We are, with developments like containers, Kubernetes, Mesos, Istio, and other cloud-related tools, reaching the point where the cloud has defined the ecosystem within which we should be considering future network operator transformation.  Surely everything above the connection layer of services is more like the cloud than like the network.  Much of what’s inside the connection layer (the hosted elements) are also cloud-like, and the way that connection/network devices relate to each other and to hosted components is totally cloud-like as well.  Why the heck are we not using these tools?  What ETSI should be doing now is not spawning new groups like ZTA, or continuing old groups that are only getting further off-track daily as the NFV ISG is.  They should be aligning their goals to the cloud, period.

One critical step here is the tension between modeling and resource abstraction; in fact, abstraction in general.  We could accomplish a lot even in the short term if we could convince vendors in the networking space to think about “abstraction APIs” and how these APIs could integrate with modeling tools like TOSCA.  This kind of thing would not only benefit the network transformation efforts of operators, but also the cloud itself.  Resource abstraction is increasingly a part of the evolution of cloud tools, after all.

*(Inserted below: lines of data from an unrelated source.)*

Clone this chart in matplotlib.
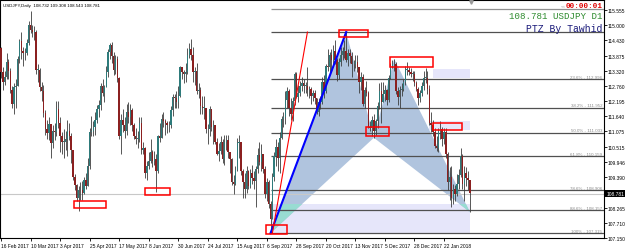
import matplotlib
matplotlib.use('Agg')
import matplotlib.pyplot as plt
import matplotlib.transforms as mtransforms
from matplotlib.patches import Polygon, Rectangle
import numpy as np

# ---------------- data ----------------
first_open = 114.15
closes = [
    113.25,112.90,113.10,113.65,113.30,112.60,112.10,112.70,112.75,113.75,
    114.40,114.05,113.95,113.95,114.35,115.00,114.80,114.75,114.75,113.35,
    113.35,112.70,112.55,111.75,111.15,111.00,111.35,110.65,111.10,111.05,
    111.90,111.40,110.90,110.70,110.70,110.80,111.10,110.90,110.40,109.40,
    109.10,108.60,108.90,108.90,108.80,109.30,109.05,109.80,111.05,111.10,
    111.25,111.50,111.90,112.05,112.75,112.50,112.70,113.25,114.00,114.25,
    113.85,113.35,113.75,113.05,110.90,111.50,111.30,111.10,111.80,111.60,
    111.85,111.30,110.90,110.80,110.80,111.40,110.40,110.45,109.55,109.80,
    110.00,110.30,110.00,110.05,109.60,110.90,110.85,111.55,111.45,111.40,
    111.30,111.30,111.85,112.35,112.30,112.15,112.40,113.45,113.25,113.20,
    113.25,113.90,114.10,113.90,113.25,113.30,112.55,112.60,112.00,111.95,
    111.95,111.15,111.15,111.90,111.25,111.30,110.70,110.25,110.35,110.70,
    110.05,110.70,110.75,110.30,110.05,109.20,109.15,109.65,110.65,110.70,
    109.60,109.20,108.95,109.60,109.05,109.55,109.35,109.25,109.70,110.20,
    109.95,110.25,109.70,108.75,109.20,108.40,107.85,109.40,110.15,110.50,
    110.10,110.85,111.55,111.60,112.25,112.55,111.95,111.70,112.20,113.20,
    112.35,112.50,112.75,112.85,112.75,112.75,112.60,112.65,112.40,112.50,
    112.30,111.80,112.15,112.15,112.90,112.55,113.50,113.45,113.90,113.70,
    114.05,113.70,113.15,113.65,113.90,114.05,114.05,113.70,113.95,113.85,
    113.55,113.55,113.65,113.45,112.90,113.10,112.10,112.60,112.50,111.25,
    111.20,111.50,111.10,111.45,112.00,112.55,112.15,112.45,112.60,112.25,
    113.05,113.50,113.55,113.55,112.55,112.35,112.60,112.65,112.90,113.35,
    113.35,113.25,113.20,113.20,112.85,112.65,112.30,112.50,112.75,113.05,
    113.05,112.65,111.40,111.30,111.05,110.55,110.45,111.10,111.15,110.80,
    111.05,110.25,109.20,109.40,108.60,108.95,108.75,109.15,109.45,110.15,
    109.15,109.55,109.35,109.30,108.80]
highs = [
    114.20,113.45,113.30,113.95,113.75,113.40,112.75,112.85,113.00,113.85,
    114.50,114.75,114.20,114.15,114.50,115.15,115.50,115.00,114.95,114.80,
    113.55,113.40,112.90,112.80,111.85,111.50,111.60,111.10,111.30,111.40,
    112.20,112.20,111.60,111.05,111.15,111.10,111.50,111.40,111.00,110.40,
    109.50,109.15,109.05,109.20,109.25,109.40,109.55,110.10,111.20,111.65,
    111.45,111.80,112.05,112.25,112.85,113.00,112.80,113.50,114.10,114.35,
    114.37,114.00,113.90,113.85,113.10,111.70,111.90,111.60,112.10,112.15,
    112.10,111.95,111.40,111.20,111.10,111.60,111.60,110.70,110.50,110.00,
    110.30,110.80,110.40,110.35,110.25,110.95,111.40,111.70,111.80,111.55,
    111.45,111.45,112.00,112.45,112.45,112.55,112.75,113.50,113.45,113.35,
    113.60,114.15,114.35,114.50,114.20,113.45,113.60,112.85,112.70,112.40,
    112.40,111.95,111.35,112.00,111.90,111.50,111.30,110.85,110.65,110.90,
    110.80,110.95,110.95,110.95,110.25,110.10,109.45,109.80,110.85,110.95,
    110.50,109.70,109.55,109.80,109.65,109.70,109.85,109.60,109.80,110.45,
    110.70,110.60,110.05,109.80,109.35,109.30,108.50,109.55,110.30,110.80,
    110.70,111.05,111.65,111.80,112.55,112.70,112.65,112.30,112.35,113.25,
    113.25,112.80,112.95,113.10,113.00,112.90,113.45,112.75,112.70,112.60,
    112.60,112.30,112.30,112.40,113.10,113.15,113.55,114.10,114.00,114.10,
    114.25,114.45,113.80,113.80,114.20,114.20,114.45,114.74,114.10,114.10,
    114.00,113.70,113.90,113.90,113.45,113.25,113.20,112.70,112.95,112.55,
    111.45,111.65,111.70,111.55,112.15,112.85,112.90,112.90,112.80,112.65,
    113.15,113.60,113.70,113.75,113.65,112.70,112.75,112.85,113.00,113.50,
    113.65,113.45,113.40,113.30,113.30,112.95,112.70,112.60,112.90,113.30,
    113.40,113.30,112.80,111.80,111.50,111.20,110.90,111.20,111.45,111.25,
    111.20,111.20,110.30,109.75,109.80,109.15,109.10,109.50,109.70,110.45,
    110.25,109.80,109.75,109.60,109.30]
lows = [
    113.05,112.60,112.80,113.00,113.00,112.50,111.95,111.70,111.95,112.75,
    113.60,113.75,113.50,113.70,113.90,114.25,114.70,114.55,114.45,113.20,
    112.90,112.55,112.20,111.60,110.95,110.80,110.75,110.10,110.45,110.75,
    110.90,111.20,110.30,110.25,110.10,110.40,110.15,110.75,109.90,109.30,
    108.90,108.50,108.15,108.55,108.55,108.75,108.95,109.40,109.70,110.90,
    110.90,110.95,111.40,111.60,111.85,112.40,112.15,112.70,113.10,113.75,
    113.60,113.15,113.20,112.90,110.80,110.25,111.05,110.85,110.95,111.40,
    111.30,111.10,110.80,110.60,110.45,110.70,110.25,110.25,109.35,109.30,
    109.70,109.90,109.75,109.85,108.85,109.55,110.70,110.90,111.25,110.95,
    111.00,111.05,111.20,111.65,111.95,111.95,111.95,112.35,113.00,112.85,
    112.90,113.20,113.80,113.70,112.90,112.80,112.45,112.30,111.70,111.70,
    111.55,111.00,110.60,110.90,111.10,110.60,110.60,110.20,110.00,110.25,
    109.90,109.85,110.40,110.10,109.55,109.10,108.75,109.10,109.60,110.10,
    109.45,108.60,108.60,108.80,108.95,109.00,109.15,108.95,108.30,109.55,
    109.85,109.60,109.55,108.60,108.50,108.25,107.32,108.15,109.25,109.80,
    109.60,109.55,110.80,111.25,111.35,111.95,111.65,111.50,111.45,112.05,
    112.30,112.15,112.40,112.55,112.50,112.50,112.40,112.30,112.10,112.20,
    112.10,111.70,111.65,111.90,112.10,112.30,112.50,113.30,113.25,113.35,
    113.45,113.55,112.95,113.00,113.50,113.70,113.80,113.65,113.50,113.60,
    113.10,113.30,113.40,113.25,112.50,112.60,112.00,111.95,112.40,111.20,
    111.10,110.90,110.84,110.95,111.20,111.90,111.40,112.20,112.20,112.05,
    112.15,113.00,113.40,113.30,112.45,112.05,111.95,112.40,112.55,112.80,
    113.15,113.15,113.10,112.95,112.75,112.55,112.05,112.15,112.40,112.60,
    112.85,112.45,111.30,111.05,110.90,110.45,110.35,110.30,110.80,110.55,
    110.60,110.10,108.90,108.55,108.30,108.40,108.50,108.70,108.95,109.40,
    108.95,108.50,109.05,108.90,108.10]

date_idx = list(range(0, 241, 16))
date_labels = ["16 Feb 2017", "10 Mar 2017", "3 Apr 2017", "25 Apr 2017", "17 May 2017",
               "8 Jun 2017", "30 Jun 2017", "24 Jul 2017", "15 Aug 2017", "6 Sep 2017",
               "28 Sep 2017", "20 Oct 2017", "13 Nov 2017", "5 Dec 2017", "28 Dec 2017",
               "22 Jan 2018"]
price_ticks = [115.555, 115.000, 114.430, 113.875, 113.320, 112.760, 112.195, 111.640,
               111.075, 110.515, 109.946, 109.390, 108.265, 107.710, 107.150]
current_price = 108.781
header = "USDJPY,Daily  108.732 109.308 108.543 108.781"

# XABCD pattern points (bar index, price)
pat_x = [146, 187, 202, 213, 254]
pat_y = [107.32, 114.74, 110.84, 113.75, 108.10]

# Fibonacci retracement X->A
fib_start = 146
fib_names = ["23.6%", "38.2%", "50.0%", "61.8%", "78.6%", "88.6%", "100%"]
fib_values = [112.996, 111.952, 111.033, 110.159, 108.906, 108.157, 107.315]
fib_top_levels = [114.751, 115.59]

# red line from X end point
red_line_x = [147, 166]
red_line_y = [107.32, 114.74]

# lavender zones: (x0, x1, y0, y1)
zone_x0 = [146, 234, 232]
zone_x1 = [254, 254, 254]
zone_y0 = [107.30, 113.05, 111.13]
zone_y1 = [108.41, 113.38, 111.46]

# red marker boxes
box_x0 = [39.5, 78.0, 143.5, 183.0, 198.0, 211.0, 234.0]
box_x1 = [56.9, 91.6, 155.0, 199.0, 210.0, 234.0, 250.0]
box_y0 = [108.25, 108.73, 107.30, 114.56, 110.91, 113.45, 111.13]
box_y1 = [108.51, 108.99, 107.62, 114.82, 111.24, 113.82, 111.39]

# ---------------- figure ----------------
SMALL = ['Liberation Sans', 'DejaVu Sans']
MONO = ['Liberation Mono', 'DejaVu Sans Mono']
fig = plt.figure(figsize=(6.25, 2.53), dpi=100)
fig.patch.set_facecolor('white')
ax = fig.add_axes([0, 14/253, 604/625, 238/253])
ax.set_xlim(-0.54, 326.66)
ax.set_ylim(107.142, 115.924)
for s in ax.spines.values():
    s.set_linewidth(0.8)
    s.set_color('#000000')

# lavender zones
for x0, x1, y0, y1 in zip(zone_x0, zone_x1, zone_y0, zone_y1):
    ax.add_patch(Rectangle((x0, y0), x1 - x0, y1 - y0, facecolor='#E6E6FA',
                           edgecolor='none', zorder=1))

# pattern triangles (+ blended colour where they overlap the lower zone)
tri1 = [(pat_x[0], pat_y[0]), (pat_x[1], pat_y[1]), (pat_x[2], pat_y[2])]
tri2 = [(pat_x[2], pat_y[2]), (pat_x[3], pat_y[3]), (pat_x[4], pat_y[4])]
for tri in (tri1, tri2):
    ax.add_patch(Polygon(tri, closed=True, facecolor='#B0C4DE', edgecolor='none', zorder=2))
    p = Polygon(tri, closed=True, facecolor='#98DCD2', edgecolor='none', zorder=2.2)
    ax.add_patch(p)
    clip = Rectangle((zone_x0[0], zone_y0[0]), zone_x1[0] - zone_x0[0],
                     zone_y1[0] - zone_y0[0], transform=ax.transData,
                     facecolor='none', edgecolor='none')
    p.set_clip_path(clip)

# current price line
ax.axhline(current_price, color='#C8C8C8', lw=0.8, zorder=2.5)

# fib lines
blend = mtransforms.blended_transform_factory(ax.transAxes, ax.transData)
xmax = ax.get_xlim()[1]
for v in fib_values + fib_top_levels[:1]:
    ax.plot([fib_start, xmax], [v, v], color='#505050', lw=0.9, zorder=3,
            solid_capstyle='butt')
ax.plot([fib_start, xmax], [fib_top_levels[1]] * 2, color='#909090', lw=0.9,
        zorder=3, solid_capstyle='butt')
for nm, v in zip(fib_names, fib_values):
    ax.text(0.997, v + 0.02, f"{nm} - {v:.3f}", transform=blend, ha='right', va='bottom',
            fontsize=3.2, color='#8A8A8A', family=SMALL, zorder=7)

# candles
n = len(closes)
opens = [first_open] + closes[:-1]
for i in range(n):
    o, c = opens[i], closes[i]
    hi = max(highs[i], o, c)
    lo = min(lows[i], o, c)
    bull = c >= o
    ax.plot([i, i], [lo, hi], color='#3C3C3C', lw=0.6, zorder=4, solid_capstyle='butt')
    body = max(abs(c - o), 0.02)
    ax.add_patch(Rectangle((i - 0.38, min(o, c)), 0.76, body,
                           facecolor='#2E7B7B' if bull else '#8B2020',
                           edgecolor='none', zorder=4.5))

# XA leg and red line
ax.plot(pat_x[:2], pat_y[:2], color='#0000FF', lw=1.5, zorder=5)
ax.plot(red_line_x, red_line_y, color='#FF0000', lw=0.8, zorder=5)

# red boxes
for x0, x1, y0, y1 in zip(box_x0, box_x1, box_y0, box_y1):
    ax.add_patch(Rectangle((x0, y0), x1 - x0, y1 - y0, facecolor='none',
                           edgecolor='#FF0000', lw=1.1, zorder=6))

# axes ticks
ax.set_xticks(date_idx)
ax.set_xticklabels(date_labels, fontsize=3.5, family=SMALL, ha='left')
ax.tick_params(axis='x', length=2, width=0.6, pad=1.8, direction='out')
ax.yaxis.tick_right()
ax.set_yticks(price_ticks)
ax.set_yticklabels([f"{p:.3f}" for p in price_ticks], fontsize=3.5, family=SMALL)
ax.tick_params(axis='y', length=2, width=0.6, pad=0.8, direction='out')
ax.text(1.004, current_price, f"{current_price:.3f}", transform=blend, ha='left',
        va='center', fontsize=3.5, family=SMALL, color='white',
        bbox=dict(facecolor='black', edgecolor='none', pad=0.8), zorder=8, clip_on=False)

# texts
ax.text(0.005, 0.987, header, transform=ax.transAxes, ha='left', va='top', fontsize=3.2,
        family=SMALL, color='black', zorder=8)
ax.text(0.997, 0.992, "00:00:01", transform=ax.transAxes, ha='right', va='top',
        fontsize=5.5, family=MONO, color='#E00000', fontweight='bold', zorder=8)
ax.text(0.937, 0.988, "<<", transform=ax.transAxes, ha='right', va='top',
        fontsize=3.2, family=SMALL, color='#A0A0A0', zorder=8)
ax.text(0.997, 0.955, "108.781 USDJPY D1", transform=ax.transAxes, ha='right', va='top',
        fontsize=6.6, family=MONO, color='#2E8B2E', zorder=8)
ax.text(0.997, 0.905, "PTZ By Tawhid", transform=ax.transAxes, ha='right', va='top',
        fontsize=7, family=MONO, color='#1A1A7A', zorder=8)
ax.plot([254.6], [0.99],
        transform=mtransforms.blended_transform_factory(ax.transData, ax.transAxes),
        marker='v', markersize=2.5, color='#9A9A9A', zorder=8, clip_on=False)

fig.savefig('out.png', dpi=100)
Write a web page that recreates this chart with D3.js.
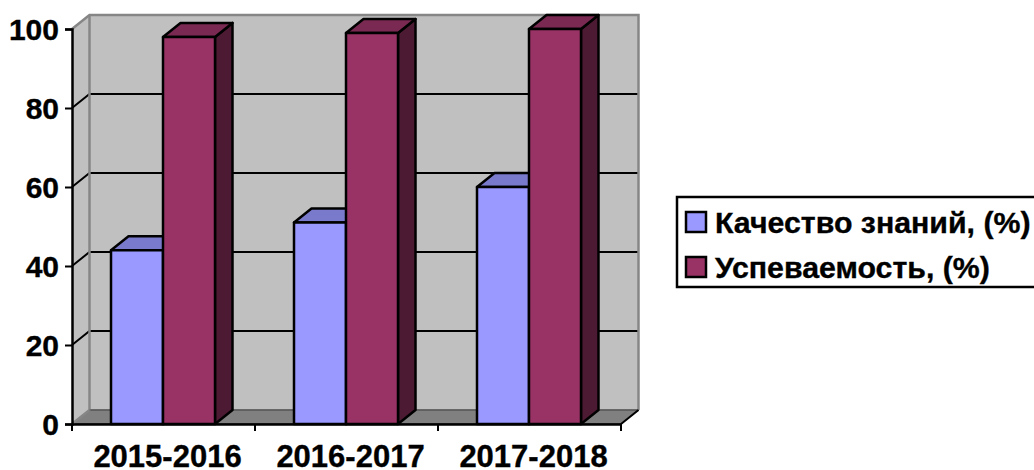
<!DOCTYPE html>
<html>
<head>
<meta charset="utf-8">
<script src="https://cdn.jsdelivr.net/npm/d3@7"></script>
<style>
  html, body { margin: 0; padding: 0; background: #fff; overflow: hidden; }
  text { font-family: "Liberation Sans", Arial, sans-serif; font-weight: bold; fill: #000; stroke: #000; stroke-width: 0.35px; }
</style>
</head>
<body>
<div id="chart"></div>
<script>
// Chart data
const years = ["2015-2016", "2016-2017", "2017-2018"];
const seriesNames = ["Качество знаний, (%)", "Успеваемость, (%)"];
const quality = [44, 51, 60];
const progress = [98, 99, 100];
const yTicks = [0, 20, 40, 60, 80, 100];

const w = 1034, h = 470;
const plotL = 72, plotR = 621, plotT = 29, plotB = 424;
// offset of the back wall from the front plane
const dx = 17.5, dy = -14;

const front = ["#9999ff", "#993366"];
const topFace = ["#7a7acc", "#7a2952"];
const sideFace = ["#5c5c99", "#4d1a33"];

const svg = d3.select("#chart").append("svg").attr("width", w).attr("height", h).style("display", "block");

const xScale = d3.scaleBand().domain(years).range([plotL, plotR]);
const yScale = d3.scaleLinear().domain([0, 100]).range([plotB, plotT]);
// two bars take 104 of the 183 wide category
const barScale = d3.scaleBand().domain([0, 1]).range([39, 143]);

const poly = (pts) => pts.map(p => p.join(",")).join(" ");

// Side wall and back wall
svg.append("polygon")
    .attr("points", poly([[plotL, plotT], [plotL + dx, plotT + dy], [plotL + dx, plotB + dy], [plotL, plotB]]))
    .attr("fill", "#c0c0c0");
svg.append("rect")
    .attr("x", plotL + dx).attr("y", plotT + dy)
    .attr("width", plotR - plotL).attr("height", plotB - plotT)
    .attr("fill", "#c0c0c0");

// Floor
svg.append("polygon")
    .attr("points", poly([[plotL, plotB], [plotL + dx, plotB + dy], [plotR + dx, plotB + dy], [plotR, plotB]]))
    .attr("fill", "#808080").attr("stroke", "#000").attr("stroke-width", 1);

// Gridlines, running along the side wall and then across the back wall
yTicks.filter(d => d > 0 && d < 100).forEach(d => {
    svg.append("polyline")
        .attr("points", poly([[plotL, yScale(d)], [plotL + dx, yScale(d) + dy], [plotR + dx, yScale(d) + dy]]))
        .attr("fill", "none").attr("stroke", "#000").attr("stroke-width", 2);
});

// Grey wall edges
svg.append("polyline")
    .attr("points", poly([[plotL, plotT], [plotL + dx, plotT + dy], [plotR + dx, plotT + dy], [plotR + dx, plotB + dy]]))
    .attr("fill", "none").attr("stroke", "#868686").attr("stroke-width", 2.5);
svg.append("polyline")
    .attr("points", poly([[plotL, plotB], [plotL + dx, plotB + dy], [plotL + dx, plotT + dy]]))
    .attr("fill", "none").attr("stroke", "#868686").attr("stroke-width", 2.5);
svg.append("line")
    .attr("x1", plotL + dx).attr("x2", plotR + dx)
    .attr("y1", plotB + dy).attr("y2", plotB + dy)
    .attr("stroke", "#6a6a6a").attr("stroke-width", 1.5);
svg.append("line")
    .attr("x1", plotR).attr("x2", plotR + dx)
    .attr("y1", plotB).attr("y2", plotB + dy)
    .attr("stroke", "#000").attr("stroke-width", 2);

// Bars with front, top and side faces
[quality, progress].forEach((values, s) => {
    const g = svg.append("g").selectAll("g").data(values).enter().append("g")
        .attr("stroke", "#000").attr("stroke-width", 2.5).attr("stroke-linejoin", "round");
    const x0 = (d, i) => xScale(years[i]) + barScale(s);
    const x1 = (d, i) => x0(d, i) + barScale.bandwidth();

    g.append("polygon")
        .attr("fill", sideFace[s])
        .attr("points", (d, i) => poly([[x1(d, i), yScale(d)], [x1(d, i) + dx, yScale(d) + dy], [x1(d, i) + dx, plotB + dy], [x1(d, i), plotB]]));
    g.append("polygon")
        .attr("fill", topFace[s])
        .attr("points", (d, i) => poly([[x0(d, i), yScale(d)], [x0(d, i) + dx, yScale(d) + dy], [x1(d, i) + dx, yScale(d) + dy], [x1(d, i), yScale(d)]]));
    g.append("rect")
        .attr("fill", front[s])
        .attr("x", x0)
        .attr("y", d => yScale(d))
        .attr("width", barScale.bandwidth())
        .attr("height", d => plotB - yScale(d));
});

// Axes
const yAxis = d3.axisLeft(yScale).tickValues(yTicks).tickSize(7).tickPadding(6);
const gy = svg.append("g").attr("transform", "translate(" + plotL + ",0)").call(yAxis);
gy.selectAll("text").style("font-size", "30px").attr("dy", "0.36em");

const xAxis = d3.axisBottom(xScale).tickSize(0).tickPadding(43);
const gx = svg.append("g").attr("transform", "translate(0," + plotB + ")").call(xAxis);
gx.selectAll("text").style("font-size", "31px").attr("dy", 0).attr("dx", 4);
gx.selectAll("line.sep").data(d3.range(years.length + 1)).enter().append("line")
    .attr("class", "sep")
    .attr("x1", i => plotL + i * xScale.step()).attr("x2", i => plotL + i * xScale.step())
    .attr("y1", 0).attr("y2", 7).attr("stroke", "#000").attr("stroke-width", 2);

svg.selectAll(".domain").attr("stroke", "#000").attr("stroke-width", 2.5);
svg.selectAll(".tick line").attr("stroke", "#000").attr("stroke-width", 2);

// Legend
const legend = svg.append("g");
legend.append("rect")
    .attr("x", 677).attr("y", 197).attr("width", 400).attr("height", 90)
    .attr("fill", "#fff").attr("stroke", "#000").attr("stroke-width", 2.5);
const legendRow = d3.scalePoint().domain([0, 1]).range([222, 267]);
seriesNames.forEach((name, i) => {
    legend.append("rect")
        .attr("x", 686).attr("y", legendRow(i) - 10).attr("width", 20).attr("height", 20)
        .attr("fill", front[i]).attr("stroke", "#000").attr("stroke-width", 2.5);
    legend.append("text")
        .attr("x", 715).attr("y", legendRow(i)).attr("dy", "0.36em")
        .style("font-size", "30.3px").text(name);
});
</script>
</body>
</html>
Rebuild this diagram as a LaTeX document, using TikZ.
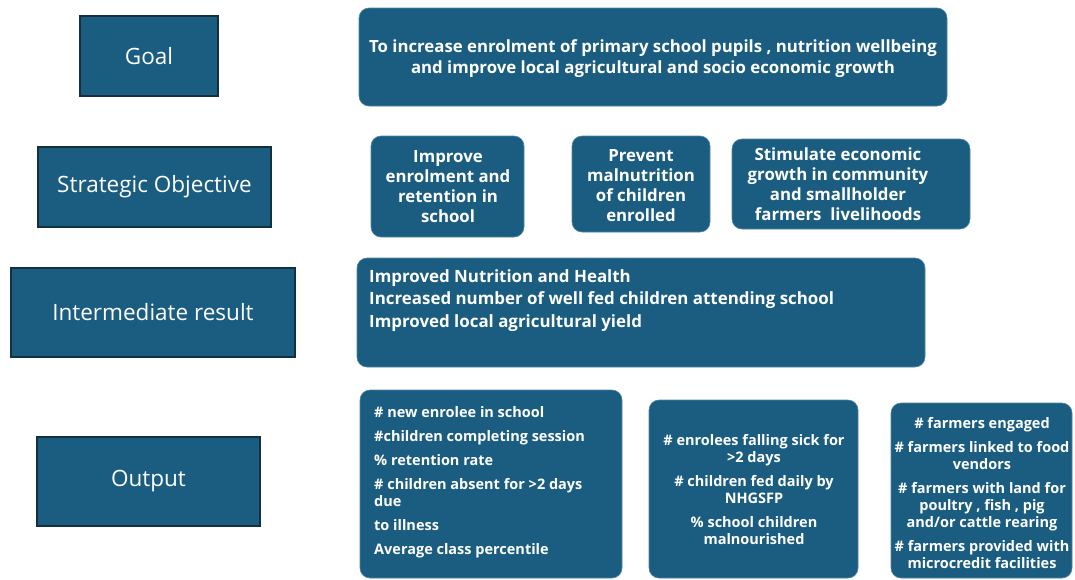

Along the way, they can raise some valid issues for the cloud community.  There is already cloud work being done in data-plane connectivity for hosted elements; it should be expanded to address the needs of virtualization of network data-plane elements like routers and switches.  There are constraints to hosting location or to “proximity” of components to each other or to common failure sources that have been pointed out in networks and are only now becoming visible in cloud services.  This can be a give-and-take, but only if everyone is part of the same initiatives.  Let’s get it together.